Instructions to follow =
Leave out the pictures and copy everything else below exactly.

···

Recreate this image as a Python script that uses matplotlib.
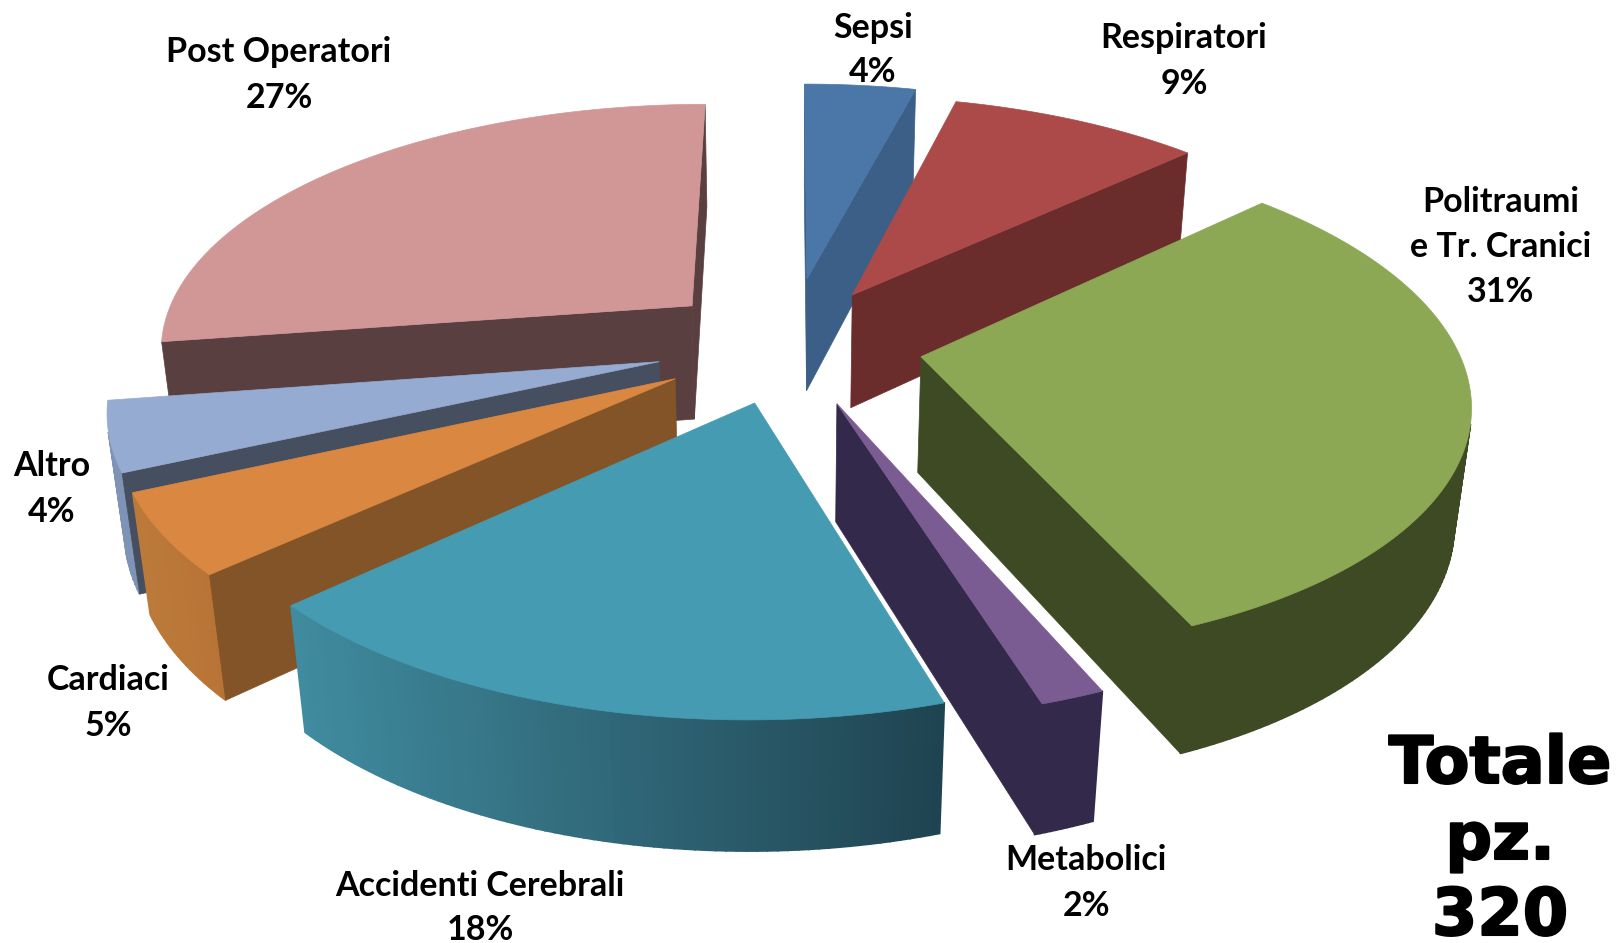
import numpy as np
import matplotlib
matplotlib.use("Agg")
import matplotlib.pyplot as plt
import matplotlib.patheffects as pe
from matplotlib.patches import Polygon
from matplotlib.colors import to_rgb

# slices clockwise from 12 o'clock
categories = ["Sepsi", "Respiratori", "Politraumi\ne Tr. Cranici", "Metabolici",
              "Accidenti Cerebrali", "Cardiaci", "Altro", "Post Operatori"]
shares = [4.0, 9.0, 30.6, 1.6, 17.9, 5.1, 4.4, 27.4]
labels = ["4%", "9%", "31%", "2%", "18%", "5%", "4%", "27%"]

# style per slice
explode = [0.28, 0.24, 0.25, 0.25, 0.24, 0.25, 0.25, 0.245]
top_colors = ["#4a77a8", "#ab4a48", "#8ca855", "#7a5c92", "#459bb2", "#da8841", "#96abd1", "#d19796"]
wall_colors = ["#3c5f88", "#6b2c2c", "#3d4a23", "#33294a", "#2f6d7e", "#835428", "#454f60", "#5a3f40"]
outer_left = ["#3c5f88", "#6b2c2c", "#3d4a23", "#33294a", "#408b9f", "#bb7a3a", "#7f93b6", "#b28383"]
outer_right = ["#3c5f88", "#6b2c2c", "#3d4a23", "#33294a", "#1f4350", "#b87436", "#7f93b6", "#b28383"]
draw_order = [7, 0, 1, 6, 5, 2, 3, 4]

label_x = [873, 1184, 1501, 1086, 480, 108, 52, 279]
label_y = [50, 61, 247, 883, 908, 703, 489, 75]

# projection of the pie plane on to the picture
cx, cy = 789, 344
rx, ry = 535, 245
persp = 0.16
depth = 118
sink = 0.025

plt.rcParams["font.family"] = ["Lato", "DejaVu Sans"]
fig = plt.figure(figsize=(16.2, 9.43), dpi=100)
ax = fig.add_axes([0, 0, 1, 1])
ax.set_xlim(0, 1620)
ax.set_ylim(943, 0)
ax.axis("off")


def project(u, v, z):
    w = 1 + persp * v + sink * z
    return np.column_stack([cx + rx * u / w, cy + (-ry * v + depth * z) / w])


def signed_area(p):
    x, y = p[:, 0], p[:, 1]
    return 0.5 * np.sum(x * np.roll(y, -1) - np.roll(x, -1) * y)


def add_face(p, color, z, lw=0.5):
    ax.add_patch(Polygon(p, closed=True, facecolor=color, edgecolor=color, linewidth=lw, zorder=z))


def wall(a, b, color, z, lw=0.5):
    # a to b runs clockwise round the slice, only faces turned to the viewer are drawn
    u = np.array([a[0], b[0], b[0], a[0]])
    v = np.array([a[1], b[1], b[1], a[1]])
    d = np.array([0, 0, 1, 1])
    p = project(u, v, d)
    if signed_area(p) < 0:
        add_face(p, color, z, lw)


edges = np.concatenate([[0], np.cumsum(shares)]) / sum(shares) * 2 * np.pi

for rank, i in enumerate(draw_order):
    t0, t1 = edges[i], edges[i + 1]
    mid = (t0 + t1) / 2
    ou, ov = explode[i] * np.sin(mid), explode[i] * np.cos(mid)
    theta = np.linspace(t0, t1, max(int(shares[i] * 4), 12))
    arc_u = ou + np.sin(theta)
    arc_v = ov + np.cos(theta)
    z = 10 + rank

    # rim, split in small quads so it can carry a gradient
    xs = project(arc_u, arc_v, np.zeros_like(arc_u))[:, 0]
    c0, c1 = np.array(to_rgb(outer_left[i])), np.array(to_rgb(outer_right[i]))
    for k in range(len(theta) - 1):
        f = ((xs[k] + xs[k + 1]) / 2 - xs.min()) / max(xs.max() - xs.min(), 1)
        wall((arc_u[k], arc_v[k]), (arc_u[k + 1], arc_v[k + 1]), c0 + (c1 - c0) * f, z, lw=1.2)

    wall((ou, ov), (arc_u[0], arc_v[0]), wall_colors[i], z + 0.2)
    wall((arc_u[-1], arc_v[-1]), (ou, ov), wall_colors[i], z + 0.2)

    top_u = np.concatenate([[ou], arc_u])
    top_v = np.concatenate([[ov], arc_v])
    add_face(project(top_u, top_v, np.zeros_like(top_u)), top_colors[i], z + 0.5)

for name, pct, x, y in zip(categories, labels, label_x, label_y):
    ax.text(x, y, f"{name}\n{pct}", ha="center", va="center", fontsize=24.5, fontweight="bold",
            color="black", linespacing=1.5, zorder=50)

for line, y in zip(["Totale", "pz.", "320"], [765, 841, 917]):
    ax.text(1500, y, line, ha="center", va="center", fontsize=47, fontweight="bold",
            family="DejaVu Sans", color="black", zorder=50,
            path_effects=[pe.withStroke(linewidth=1.5, foreground="black")])

fig.savefig("out.png", dpi=100)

···

Correct output =
Recreate this image as a Python script that uses matplotlib.
import numpy as np
import matplotlib
matplotlib.use("Agg")
import matplotlib.pyplot as plt
import matplotlib.patheffects as pe
from matplotlib.patches import Polygon
from matplotlib.colors import to_rgb

# slices clockwise from 12 o'clock
categories = ["Sepsi", "Respiratori", "Politraumi\ne Tr. Cranici", "Metabolici",
              "Accidenti Cerebrali", "Cardiaci", "Altro", "Post Operatori"]
shares = [4.0, 9.0, 30.6, 1.6, 17.9, 5.1, 4.4, 27.4]
labels = ["4%", "9%", "31%", "2%", "18%", "5%", "4%", "27%"]

# style per slice
explode = [0.28, 0.24, 0.25, 0.25, 0.24, 0.25, 0.25, 0.245]
top_colors = ["#4a77a8", "#ab4a48", "#8ca855", "#7a5c92", "#459bb2", "#da8841", "#96abd1", "#d19796"]
wall_colors = ["#3c5f88", "#6b2c2c", "#3d4a23", "#33294a", "#2f6d7e", "#835428", "#454f60", "#5a3f40"]
outer_left = ["#3c5f88", "#6b2c2c", "#3d4a23", "#33294a", "#408b9f", "#bb7a3a", "#7f93b6", "#b28383"]
outer_right = ["#3c5f88", "#6b2c2c", "#3d4a23", "#33294a", "#1f4350", "#b87436", "#7f93b6", "#b28383"]
draw_order = [7, 0, 1, 6, 5, 2, 3, 4]

label_x = [873, 1184, 1501, 1086, 480, 108, 52, 279]
label_y = [50, 61, 247, 883, 908, 703, 489, 75]

# projection of the pie plane on to the picture
cx, cy = 789, 344
rx, ry = 535, 245
persp = 0.16
depth = 118
sink = 0.025

plt.rcParams["font.family"] = ["Lato", "DejaVu Sans"]
fig = plt.figure(figsize=(16.2, 9.43), dpi=100)
ax = fig.add_axes([0, 0, 1, 1])
ax.set_xlim(0, 1620)
ax.set_ylim(943, 0)
ax.axis("off")


def project(u, v, z):
    w = 1 + persp * v + sink * z
    return np.column_stack([cx + rx * u / w, cy + (-ry * v + depth * z) / w])


def signed_area(p):
    x, y = p[:, 0], p[:, 1]
    return 0.5 * np.sum(x * np.roll(y, -1) - np.roll(x, -1) * y)


def add_face(p, color, z, lw=0.5):
    ax.add_patch(Polygon(p, closed=True, facecolor=color, edgecolor=color, linewidth=lw, zorder=z))


def wall(a, b, color, z, lw=0.5):
    # a to b runs clockwise round the slice, only faces turned to the viewer are drawn
    u = np.array([a[0], b[0], b[0], a[0]])
    v = np.array([a[1], b[1], b[1], a[1]])
    d = np.array([0, 0, 1, 1])
    p = project(u, v, d)
    if signed_area(p) < 0:
        add_face(p, color, z, lw)


edges = np.concatenate([[0], np.cumsum(shares)]) / sum(shares) * 2 * np.pi

for rank, i in enumerate(draw_order):
    t0, t1 = edges[i], edges[i + 1]
    mid = (t0 + t1) / 2
    ou, ov = explode[i] * np.sin(mid), explode[i] * np.cos(mid)
    theta = np.linspace(t0, t1, max(int(shares[i] * 4), 12))
    arc_u = ou + np.sin(theta)
    arc_v = ov + np.cos(theta)
    z = 10 + rank

    # rim, split in small quads so it can carry a gradient
    xs = project(arc_u, arc_v, np.zeros_like(arc_u))[:, 0]
    c0, c1 = np.array(to_rgb(outer_left[i])), np.array(to_rgb(outer_right[i]))
    for k in range(len(theta) - 1):
        f = ((xs[k] + xs[k + 1]) / 2 - xs.min()) / max(xs.max() - xs.min(), 1)
        wall((arc_u[k], arc_v[k]), (arc_u[k + 1], arc_v[k + 1]), c0 + (c1 - c0) * f, z, lw=1.2)

    wall((ou, ov), (arc_u[0], arc_v[0]), wall_colors[i], z + 0.2)
    wall((arc_u[-1], arc_v[-1]), (ou, ov), wall_colors[i], z + 0.2)

    top_u = np.concatenate([[ou], arc_u])
    top_v = np.concatenate([[ov], arc_v])
    add_face(project(top_u, top_v, np.zeros_like(top_u)), top_colors[i], z + 0.5)

for name, pct, x, y in zip(categories, labels, label_x, label_y):
    ax.text(x, y, f"{name}\n{pct}", ha="center", va="center", fontsize=24.5, fontweight="bold",
            color="black", linespacing=1.5, zorder=50)

for line, y in zip(["Totale", "pz.", "320"], [765, 841, 917]):
    ax.text(1500, y, line, ha="center", va="center", fontsize=47, fontweight="bold",
            family="DejaVu Sans", color="black", zorder=50,
            path_effects=[pe.withStroke(linewidth=1.5, foreground="black")])

fig.savefig("out.png", dpi=100)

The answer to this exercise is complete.